╭─ Source material
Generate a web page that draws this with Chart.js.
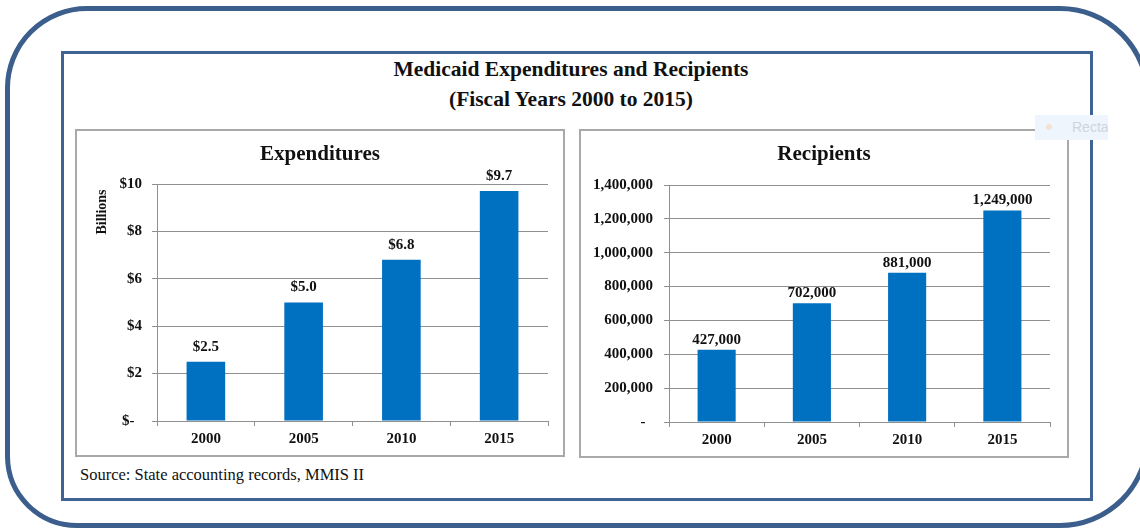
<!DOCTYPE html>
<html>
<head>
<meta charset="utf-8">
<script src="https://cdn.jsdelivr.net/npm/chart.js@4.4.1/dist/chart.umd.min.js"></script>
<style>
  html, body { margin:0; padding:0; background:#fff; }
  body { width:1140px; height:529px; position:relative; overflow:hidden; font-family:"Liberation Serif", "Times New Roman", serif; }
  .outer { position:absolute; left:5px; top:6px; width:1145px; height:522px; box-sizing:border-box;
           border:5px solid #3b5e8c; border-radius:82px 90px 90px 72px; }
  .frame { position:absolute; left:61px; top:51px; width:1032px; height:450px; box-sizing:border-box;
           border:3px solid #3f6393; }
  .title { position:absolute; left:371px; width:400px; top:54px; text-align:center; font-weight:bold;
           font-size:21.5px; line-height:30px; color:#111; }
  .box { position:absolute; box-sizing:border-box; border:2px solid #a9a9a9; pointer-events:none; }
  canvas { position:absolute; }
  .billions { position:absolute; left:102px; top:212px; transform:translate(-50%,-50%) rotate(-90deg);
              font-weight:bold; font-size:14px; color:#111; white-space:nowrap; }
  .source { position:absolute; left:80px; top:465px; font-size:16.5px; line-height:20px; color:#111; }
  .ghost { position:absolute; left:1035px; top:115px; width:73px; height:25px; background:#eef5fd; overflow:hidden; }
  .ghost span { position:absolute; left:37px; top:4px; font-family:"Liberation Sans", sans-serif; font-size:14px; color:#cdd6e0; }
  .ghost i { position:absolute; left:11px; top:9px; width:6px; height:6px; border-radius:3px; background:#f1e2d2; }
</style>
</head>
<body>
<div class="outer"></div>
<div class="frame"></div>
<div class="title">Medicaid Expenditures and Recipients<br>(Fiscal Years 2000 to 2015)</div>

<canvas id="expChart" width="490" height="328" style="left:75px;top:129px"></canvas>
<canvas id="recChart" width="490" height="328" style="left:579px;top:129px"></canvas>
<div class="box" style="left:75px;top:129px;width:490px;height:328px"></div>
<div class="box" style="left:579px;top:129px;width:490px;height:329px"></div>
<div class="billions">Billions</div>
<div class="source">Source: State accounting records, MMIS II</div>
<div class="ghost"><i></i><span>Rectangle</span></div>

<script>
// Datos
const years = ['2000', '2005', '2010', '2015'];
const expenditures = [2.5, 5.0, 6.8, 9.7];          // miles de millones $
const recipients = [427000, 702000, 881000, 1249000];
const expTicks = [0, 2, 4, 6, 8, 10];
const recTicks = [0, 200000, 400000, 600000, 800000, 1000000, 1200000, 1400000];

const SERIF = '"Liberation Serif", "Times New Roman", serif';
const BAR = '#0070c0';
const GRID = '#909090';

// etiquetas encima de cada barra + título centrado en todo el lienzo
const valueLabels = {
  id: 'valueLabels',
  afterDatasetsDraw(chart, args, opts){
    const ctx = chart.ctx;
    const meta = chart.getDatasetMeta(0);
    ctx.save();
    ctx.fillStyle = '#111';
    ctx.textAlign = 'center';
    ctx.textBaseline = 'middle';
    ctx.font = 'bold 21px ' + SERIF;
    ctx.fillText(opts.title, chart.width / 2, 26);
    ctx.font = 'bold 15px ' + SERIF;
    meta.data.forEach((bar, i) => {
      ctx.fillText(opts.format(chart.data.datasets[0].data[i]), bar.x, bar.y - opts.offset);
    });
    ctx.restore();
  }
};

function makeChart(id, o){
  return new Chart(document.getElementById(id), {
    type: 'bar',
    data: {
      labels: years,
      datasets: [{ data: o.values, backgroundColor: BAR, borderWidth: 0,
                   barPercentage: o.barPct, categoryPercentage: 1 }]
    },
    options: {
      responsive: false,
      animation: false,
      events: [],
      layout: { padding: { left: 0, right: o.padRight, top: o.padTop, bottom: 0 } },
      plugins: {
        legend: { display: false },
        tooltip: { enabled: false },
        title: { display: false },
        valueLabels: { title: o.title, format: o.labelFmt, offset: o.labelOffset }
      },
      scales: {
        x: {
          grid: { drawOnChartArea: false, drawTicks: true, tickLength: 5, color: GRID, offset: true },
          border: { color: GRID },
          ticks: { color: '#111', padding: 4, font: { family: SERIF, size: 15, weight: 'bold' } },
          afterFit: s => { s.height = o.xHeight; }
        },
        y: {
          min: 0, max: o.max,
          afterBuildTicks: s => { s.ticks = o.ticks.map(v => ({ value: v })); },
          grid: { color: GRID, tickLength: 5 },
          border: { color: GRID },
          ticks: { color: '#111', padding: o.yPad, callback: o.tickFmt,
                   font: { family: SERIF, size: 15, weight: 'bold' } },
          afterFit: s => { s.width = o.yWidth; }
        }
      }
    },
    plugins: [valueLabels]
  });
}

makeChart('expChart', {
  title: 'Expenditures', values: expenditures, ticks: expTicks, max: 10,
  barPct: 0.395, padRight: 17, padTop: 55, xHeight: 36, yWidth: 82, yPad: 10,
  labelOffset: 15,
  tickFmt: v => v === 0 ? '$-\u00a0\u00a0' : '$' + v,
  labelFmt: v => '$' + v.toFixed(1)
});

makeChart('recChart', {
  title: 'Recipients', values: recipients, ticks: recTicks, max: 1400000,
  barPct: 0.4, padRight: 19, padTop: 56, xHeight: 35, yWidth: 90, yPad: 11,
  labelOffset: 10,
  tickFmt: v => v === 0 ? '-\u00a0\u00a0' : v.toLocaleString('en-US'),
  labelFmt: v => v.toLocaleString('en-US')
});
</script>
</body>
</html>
╰─
(Short exercise) Set the data above down again exactly as given, with no pictures.

(Written response)
Generate a web page that draws this with Chart.js.
<!DOCTYPE html>
<html>
<head>
<meta charset="utf-8">
<script src="https://cdn.jsdelivr.net/npm/chart.js@4.4.1/dist/chart.umd.min.js"></script>
<style>
  html, body { margin:0; padding:0; background:#fff; }
  body { width:1140px; height:529px; position:relative; overflow:hidden; font-family:"Liberation Serif", "Times New Roman", serif; }
  .outer { position:absolute; left:5px; top:6px; width:1145px; height:522px; box-sizing:border-box;
           border:5px solid #3b5e8c; border-radius:82px 90px 90px 72px; }
  .frame { position:absolute; left:61px; top:51px; width:1032px; height:450px; box-sizing:border-box;
           border:3px solid #3f6393; }
  .title { position:absolute; left:371px; width:400px; top:54px; text-align:center; font-weight:bold;
           font-size:21.5px; line-height:30px; color:#111; }
  .box { position:absolute; box-sizing:border-box; border:2px solid #a9a9a9; pointer-events:none; }
  canvas { position:absolute; }
  .billions { position:absolute; left:102px; top:212px; transform:translate(-50%,-50%) rotate(-90deg);
              font-weight:bold; font-size:14px; color:#111; white-space:nowrap; }
  .source { position:absolute; left:80px; top:465px; font-size:16.5px; line-height:20px; color:#111; }
  .ghost { position:absolute; left:1035px; top:115px; width:73px; height:25px; background:#eef5fd; overflow:hidden; }
  .ghost span { position:absolute; left:37px; top:4px; font-family:"Liberation Sans", sans-serif; font-size:14px; color:#cdd6e0; }
  .ghost i { position:absolute; left:11px; top:9px; width:6px; height:6px; border-radius:3px; background:#f1e2d2; }
</style>
</head>
<body>
<div class="outer"></div>
<div class="frame"></div>
<div class="title">Medicaid Expenditures and Recipients<br>(Fiscal Years 2000 to 2015)</div>

<canvas id="expChart" width="490" height="328" style="left:75px;top:129px"></canvas>
<canvas id="recChart" width="490" height="328" style="left:579px;top:129px"></canvas>
<div class="box" style="left:75px;top:129px;width:490px;height:328px"></div>
<div class="box" style="left:579px;top:129px;width:490px;height:329px"></div>
<div class="billions">Billions</div>
<div class="source">Source: State accounting records, MMIS II</div>
<div class="ghost"><i></i><span>Rectangle</span></div>

<script>
// Datos
const years = ['2000', '2005', '2010', '2015'];
const expenditures = [2.5, 5.0, 6.8, 9.7];          // miles de millones $
const recipients = [427000, 702000, 881000, 1249000];
const expTicks = [0, 2, 4, 6, 8, 10];
const recTicks = [0, 200000, 400000, 600000, 800000, 1000000, 1200000, 1400000];

const SERIF = '"Liberation Serif", "Times New Roman", serif';
const BAR = '#0070c0';
const GRID = '#909090';

// etiquetas encima de cada barra + título centrado en todo el lienzo
const valueLabels = {
  id: 'valueLabels',
  afterDatasetsDraw(chart, args, opts){
    const ctx = chart.ctx;
    const meta = chart.getDatasetMeta(0);
    ctx.save();
    ctx.fillStyle = '#111';
    ctx.textAlign = 'center';
    ctx.textBaseline = 'middle';
    ctx.font = 'bold 21px ' + SERIF;
    ctx.fillText(opts.title, chart.width / 2, 26);
    ctx.font = 'bold 15px ' + SERIF;
    meta.data.forEach((bar, i) => {
      ctx.fillText(opts.format(chart.data.datasets[0].data[i]), bar.x, bar.y - opts.offset);
    });
    ctx.restore();
  }
};

function makeChart(id, o){
  return new Chart(document.getElementById(id), {
    type: 'bar',
    data: {
      labels: years,
      datasets: [{ data: o.values, backgroundColor: BAR, borderWidth: 0,
                   barPercentage: o.barPct, categoryPercentage: 1 }]
    },
    options: {
      responsive: false,
      animation: false,
      events: [],
      layout: { padding: { left: 0, right: o.padRight, top: o.padTop, bottom: 0 } },
      plugins: {
        legend: { display: false },
        tooltip: { enabled: false },
        title: { display: false },
        valueLabels: { title: o.title, format: o.labelFmt, offset: o.labelOffset }
      },
      scales: {
        x: {
          grid: { drawOnChartArea: false, drawTicks: true, tickLength: 5, color: GRID, offset: true },
          border: { color: GRID },
          ticks: { color: '#111', padding: 4, font: { family: SERIF, size: 15, weight: 'bold' } },
          afterFit: s => { s.height = o.xHeight; }
        },
        y: {
          min: 0, max: o.max,
          afterBuildTicks: s => { s.ticks = o.ticks.map(v => ({ value: v })); },
          grid: { color: GRID, tickLength: 5 },
          border: { color: GRID },
          ticks: { color: '#111', padding: o.yPad, callback: o.tickFmt,
                   font: { family: SERIF, size: 15, weight: 'bold' } },
          afterFit: s => { s.width = o.yWidth; }
        }
      }
    },
    plugins: [valueLabels]
  });
}

makeChart('expChart', {
  title: 'Expenditures', values: expenditures, ticks: expTicks, max: 10,
  barPct: 0.395, padRight: 17, padTop: 55, xHeight: 36, yWidth: 82, yPad: 10,
  labelOffset: 15,
  tickFmt: v => v === 0 ? '$-\u00a0\u00a0' : '$' + v,
  labelFmt: v => '$' + v.toFixed(1)
});

makeChart('recChart', {
  title: 'Recipients', values: recipients, ticks: recTicks, max: 1400000,
  barPct: 0.4, padRight: 19, padTop: 56, xHeight: 35, yWidth: 90, yPad: 11,
  labelOffset: 10,
  tickFmt: v => v === 0 ? '-\u00a0\u00a0' : v.toLocaleString('en-US'),
  labelFmt: v => v.toLocaleString('en-US')
});
</script>
</body>
</html>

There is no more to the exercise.